TMI

When I share with people that I give talks, I also share that I'm nervous about public speaking.  Totally TMI right?  However, even Adele tells people she's scared when she sings to crowds, sometimes she tells the crowds just before she begins another song.  "I love you but you really really scare me", is what I remember she said.

But I'm not Adele.  Publicly saying I'm nervous, especially while delivering my 30-second elevator speech, isn't a winning strategy for attracting people to hire me.  You'd never know, at one time, I used to work in advertising.

I have other fears...like Copperhead snakes.  Because we have a lot of them on our property, I wear my gardening boots to prevent a problem.  Eazy peazy.   But...being seen by ooodles of people?   Dealing with that fear is not so eazy peazy.   Everyone knows that many people are nervous about public speaking.   And that factoid doesn't mean that particular fear isn't something for me to look at.  For me, it's about how I feel about myself.   That I am not enough and I'm afraid you'll see that too Way more challenging than dealing with the occasional Copperhead on our property.   
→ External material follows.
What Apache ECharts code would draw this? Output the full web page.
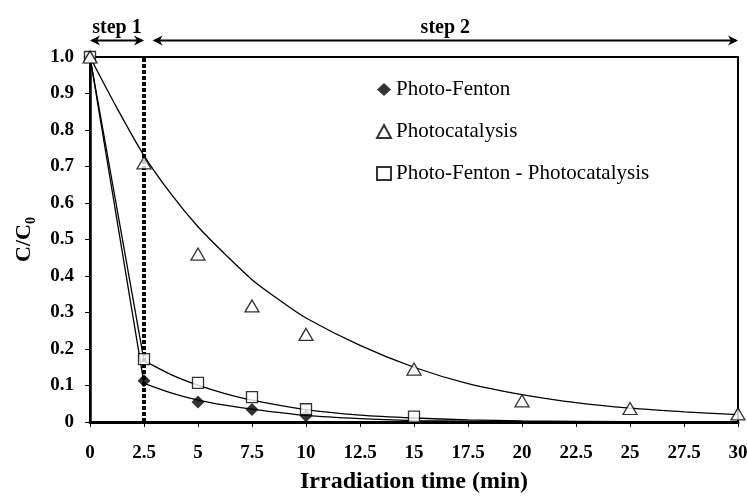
<!DOCTYPE html>
<html>
<head>
<meta charset="utf-8">
<script src="https://cdn.jsdelivr.net/npm/echarts@6/dist/echarts.min.js"></script>
<style>
html,body{margin:0;padding:0;background:#fff}
#main{width:747px;height:497px}
</style>
</head>
<body>
<div id="main"></div>
<script>
// measured points
var timePF = [0, 2.5, 5, 7.5, 10];
var valPF = [1.0, 0.113, 0.055, 0.034, 0.017];
var timePC = [0, 2.5, 5, 7.5, 10, 15, 20, 25, 30];
var valPC = [1.0, 0.71, 0.46, 0.318, 0.24, 0.145, 0.058, 0.037, 0.022];
var timePFPC = [0, 2.5, 5, 7.5, 10, 15];
var valPFPC = [1.0, 0.172, 0.107, 0.068, 0.035, 0.015];

// fitted curves
var fitTimeStep1 = [0, 2.5];
var fitPFStep1 = [1.0, 0.106];
var fitPFPCStep1 = [1.0, 0.168];
var fitTimeStep2 = [2.5, 3.75, 5, 6.25, 7.5, 10, 12.5, 15, 17.5, 20, 25, 30];
var fitPFStep2 = [0.106, 0.08, 0.06, 0.046, 0.035, 0.018, 0.009, 0.004, 0.002, 0.001, 0, 0];
var fitPFPCStep2 = [0.168, 0.13, 0.101, 0.078, 0.06, 0.034, 0.019, 0.011, 0.006, 0.003, 0.001, 0];
var fitTimePC = [0, 1.25, 2.5, 3.75, 5, 6.25, 7.5, 8.75, 10, 12.5, 15, 17.5, 20, 22.5, 25, 27.5, 30];
var fitPC = [1.0, 0.86, 0.73, 0.625, 0.535, 0.46, 0.39, 0.335, 0.285, 0.21, 0.15, 0.105, 0.075, 0.053, 0.038, 0.028, 0.02];

// step annotation (in minutes)
var stepSplit = 2.5;
var step1Range = [0, 2.5];
var step2Range = [2.9, 30];
var stepLabels = ['step 1', 'step 2'];

var names = ['Photo-Fenton', 'Photocatalysis', 'Photo-Fenton - Photocatalysis'];

function pairs(xs, ys){
    return xs.map(function(x, i){ return [x, ys[i]]; });
}

var serif = 'Liberation Serif';
var chart = echarts.init(document.getElementById('main'));

var fitStyle = {color:'#000', width:1.3};
function fitLine(data, smooth){
    return {
        type:'line', data:data, showSymbol:false, symbol:'none',
        smooth:smooth ? 0.3 : false,
        lineStyle:fitStyle, itemStyle:{color:'#000'}, z:2, silent:true
    };
}

var series = [
    fitLine(pairs(fitTimeStep1, fitPFStep1), false),
    fitLine(pairs(fitTimeStep1, fitPFPCStep1), false),
    fitLine(pairs(fitTimeStep2, fitPFStep2), true),
    fitLine(pairs(fitTimeStep2, fitPFPCStep2), true),
    fitLine(pairs(fitTimePC, fitPC), true),
    {
        type:'line', data:[], z:1, silent:true,
        markLine:{
            silent:true, symbol:['none','none'], label:{show:false},
            lineStyle:{color:'#000', width:4, type:[4,2]},
            data:[{xAxis:stepSplit}]
        }
    },
    {
        name:names[0], type:'scatter', symbol:'diamond', symbolSize:[13,13],
        data:pairs(timePF, valPF), itemStyle:{color:'#000'}, z:4
    },
    {
        name:names[2], type:'scatter', symbol:'rect', symbolSize:11,
        data:pairs(timePFPC, valPFPC),
        itemStyle:{color:'#fff', borderColor:'#000', borderWidth:1.3}, z:5
    },
    {
        name:names[1], type:'scatter', symbol:'triangle', symbolSize:[14,12],
        data:pairs(timePC, valPC),
        itemStyle:{color:'#fff', borderColor:'#000', borderWidth:1.3}, z:6
    }
];

chart.setOption({
    animation:false,
    backgroundColor:'#fff',
    grid:{
        left:90, right:9, top:57, bottom:75, containLabel:false, outerBoundsMode:'none',
        show:true, borderColor:'#000', borderWidth:2
    },
    legend:{
        orient:'vertical', left:371, top:74, itemWidth:14, itemHeight:13, itemGap:21,
        textStyle:{fontFamily:serif, fontSize:21, color:'#000'},
        data:names
    },
    xAxis:{
        type:'value', min:0, max:30, interval:2.5,
        name:'Irradiation time (min)', nameLocation:'middle', nameGap:48,
        nameTextStyle:{fontFamily:serif, fontWeight:'bold', fontSize:24, color:'#000'},
        axisLine:{lineStyle:{color:'#000', width:3}},
        axisTick:{length:5, lineStyle:{color:'#000', width:1}},
        axisLabel:{margin:22, fontFamily:serif, fontWeight:'bold', fontSize:19, color:'#000'},
        splitLine:{show:false}
    },
    yAxis:{
        type:'value', min:0, max:1, interval:0.1,
        name:'{a|C/C}{b|0}', nameLocation:'middle', nameGap:52, nameRotate:90,
        nameTextStyle:{
            rich:{
                a:{fontFamily:serif, fontWeight:'bold', fontSize:22, color:'#000', lineHeight:28, verticalAlign:'middle'},
                b:{fontFamily:serif, fontWeight:'bold', fontSize:14, color:'#000', lineHeight:28, verticalAlign:'bottom'}
            }
        },
        axisLine:{lineStyle:{color:'#000', width:2.5}},
        axisTick:{length:5, lineStyle:{color:'#000', width:1}},
        axisLabel:{
            margin:16, fontFamily:serif, fontWeight:'bold', fontSize:19, color:'#000',
            formatter:function(v){ return v === 0 ? '0' : v.toFixed(1); }
        },
        splitLine:{show:false}
    },
    series:series
});

// step arrows above the plot, placed with the chart's own scales
function px(x, y){ return chart.convertToPixel({gridIndex:0}, [x, y]); }
function arrow(x1, x2, y){
    var h = 10, w = 5, n = 7;
    return [
        {type:'line', shape:{x1:x1+2, y1:y, x2:x2-2, y2:y}, style:{stroke:'#000', lineWidth:2}},
        {type:'polygon', shape:{points:[[x1,y],[x1+h,y-w],[x1+n,y],[x1+h,y+w]]}, style:{fill:'#000'}},
        {type:'polygon', shape:{points:[[x2,y],[x2-h,y-w],[x2-n,y],[x2-h,y+w]]}, style:{fill:'#000'}}
    ];
}
var yArrow = px(0, 1.045)[1];
var yLabel = px(0, 1.08)[1];
var g = [];
[step1Range, step2Range].forEach(function(r, i){
    var a = px(r[0], 1)[0], b = px(r[1], 1)[0];
    g = g.concat(arrow(a, b, yArrow));
    g.push({
        type:'text', x:(a + b) / 2, y:yLabel,
        style:{text:stepLabels[i], fontFamily:serif, fontWeight:'bold', fontSize:20,
            fill:'#000', align:'center', verticalAlign:'middle'}
    });
});
chart.setOption({graphic:g});
</script>
</body>
</html>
Fortunately, over the years, I looked at what's behind I'm not enough.  I learned to be more aware of what I'm thinking about myself as well as the words and thoughts I choose around self-talk.  Over the years, I released many negative beliefs about myself, replacing them with way healthier ones.  But never skipping the valuable, but sometimes highly uncomfortable step, of looking inside of me to understand where all that came from, how it started, and why I kept believing it.  The more I understand, the more I let go of one limiting belief at a time.  If I do say so, the result is totally worth it.

When fear shows up for us it might be because we're stepping up to bigger opportunities and allowing ourselves to be stretched.  However, it's all for our best.  What to do when fear does show up?...  keep looking at what's behind it until you're so aware of the why that the limiting beliefs start to disappear.